### TASK DIRECTIONS
Find the lines holding "with" and copy them.

◇ ◇ ◇ ◇

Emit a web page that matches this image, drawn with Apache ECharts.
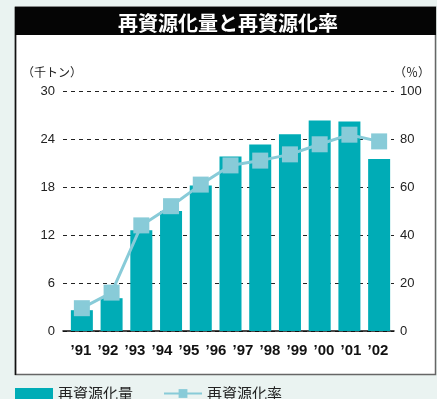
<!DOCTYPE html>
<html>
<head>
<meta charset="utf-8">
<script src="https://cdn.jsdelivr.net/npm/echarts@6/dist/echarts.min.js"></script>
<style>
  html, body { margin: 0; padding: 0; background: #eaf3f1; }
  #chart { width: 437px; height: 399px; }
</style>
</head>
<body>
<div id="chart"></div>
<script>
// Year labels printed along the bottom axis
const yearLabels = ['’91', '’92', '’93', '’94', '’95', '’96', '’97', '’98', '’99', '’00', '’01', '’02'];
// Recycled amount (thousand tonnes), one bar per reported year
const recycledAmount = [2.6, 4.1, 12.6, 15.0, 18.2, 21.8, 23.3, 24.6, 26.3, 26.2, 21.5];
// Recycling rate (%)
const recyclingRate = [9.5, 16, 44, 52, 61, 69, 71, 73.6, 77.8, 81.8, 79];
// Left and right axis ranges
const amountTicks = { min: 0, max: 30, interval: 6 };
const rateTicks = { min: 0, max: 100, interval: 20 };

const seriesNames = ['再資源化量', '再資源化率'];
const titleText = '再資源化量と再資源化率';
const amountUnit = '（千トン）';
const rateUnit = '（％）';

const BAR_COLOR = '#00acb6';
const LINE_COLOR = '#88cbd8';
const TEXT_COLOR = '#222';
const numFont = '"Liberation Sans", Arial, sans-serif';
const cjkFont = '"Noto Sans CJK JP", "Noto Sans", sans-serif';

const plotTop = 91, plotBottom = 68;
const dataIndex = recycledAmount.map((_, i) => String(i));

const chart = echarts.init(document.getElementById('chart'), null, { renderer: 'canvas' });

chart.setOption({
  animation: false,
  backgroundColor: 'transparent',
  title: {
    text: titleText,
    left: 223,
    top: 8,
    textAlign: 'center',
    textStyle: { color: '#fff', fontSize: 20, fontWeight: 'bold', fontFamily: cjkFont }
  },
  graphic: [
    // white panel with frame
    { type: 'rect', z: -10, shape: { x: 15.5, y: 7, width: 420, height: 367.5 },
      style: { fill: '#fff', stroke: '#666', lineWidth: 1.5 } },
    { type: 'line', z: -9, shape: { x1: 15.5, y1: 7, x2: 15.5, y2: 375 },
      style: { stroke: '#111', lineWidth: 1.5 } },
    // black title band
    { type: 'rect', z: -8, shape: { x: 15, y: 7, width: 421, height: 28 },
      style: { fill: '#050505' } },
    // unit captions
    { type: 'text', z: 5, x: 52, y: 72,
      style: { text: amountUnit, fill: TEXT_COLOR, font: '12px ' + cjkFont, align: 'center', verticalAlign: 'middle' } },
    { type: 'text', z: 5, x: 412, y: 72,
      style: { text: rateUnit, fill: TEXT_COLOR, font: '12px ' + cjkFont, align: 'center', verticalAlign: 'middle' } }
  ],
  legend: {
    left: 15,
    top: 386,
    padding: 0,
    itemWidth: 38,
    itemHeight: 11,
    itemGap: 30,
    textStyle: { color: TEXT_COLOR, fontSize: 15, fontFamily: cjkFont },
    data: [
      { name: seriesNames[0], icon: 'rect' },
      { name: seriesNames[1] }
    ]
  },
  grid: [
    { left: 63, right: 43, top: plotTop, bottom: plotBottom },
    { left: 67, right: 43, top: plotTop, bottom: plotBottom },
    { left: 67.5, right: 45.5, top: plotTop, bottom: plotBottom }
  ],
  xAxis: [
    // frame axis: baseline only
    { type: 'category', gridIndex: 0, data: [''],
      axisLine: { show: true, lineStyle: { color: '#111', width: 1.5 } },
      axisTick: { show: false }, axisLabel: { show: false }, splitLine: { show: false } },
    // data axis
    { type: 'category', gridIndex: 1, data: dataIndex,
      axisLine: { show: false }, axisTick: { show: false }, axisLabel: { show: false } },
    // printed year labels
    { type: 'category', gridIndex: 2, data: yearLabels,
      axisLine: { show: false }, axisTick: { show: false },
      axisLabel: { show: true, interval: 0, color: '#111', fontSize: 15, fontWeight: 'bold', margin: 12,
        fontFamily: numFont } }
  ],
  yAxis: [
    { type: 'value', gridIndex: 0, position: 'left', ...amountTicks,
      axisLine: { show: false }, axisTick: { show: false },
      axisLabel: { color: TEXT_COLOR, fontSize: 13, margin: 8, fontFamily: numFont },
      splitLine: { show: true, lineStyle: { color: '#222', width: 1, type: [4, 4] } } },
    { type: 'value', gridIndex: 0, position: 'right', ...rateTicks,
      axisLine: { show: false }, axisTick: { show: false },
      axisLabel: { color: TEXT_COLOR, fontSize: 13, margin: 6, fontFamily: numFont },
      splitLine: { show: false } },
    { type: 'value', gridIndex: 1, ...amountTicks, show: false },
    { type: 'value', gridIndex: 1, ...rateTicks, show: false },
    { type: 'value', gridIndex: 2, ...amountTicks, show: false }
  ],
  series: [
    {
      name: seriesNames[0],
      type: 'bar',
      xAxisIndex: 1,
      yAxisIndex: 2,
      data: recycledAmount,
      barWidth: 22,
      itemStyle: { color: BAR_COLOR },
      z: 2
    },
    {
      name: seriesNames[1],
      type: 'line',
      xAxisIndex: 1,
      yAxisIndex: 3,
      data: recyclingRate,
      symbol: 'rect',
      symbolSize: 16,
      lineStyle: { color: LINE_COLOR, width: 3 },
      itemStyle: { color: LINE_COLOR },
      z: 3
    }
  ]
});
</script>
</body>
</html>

◇ ◇ ◇ ◇

### EXERCISE OUTPUT
Emit a web page that matches this image, drawn with Apache ECharts.
    // white panel with frame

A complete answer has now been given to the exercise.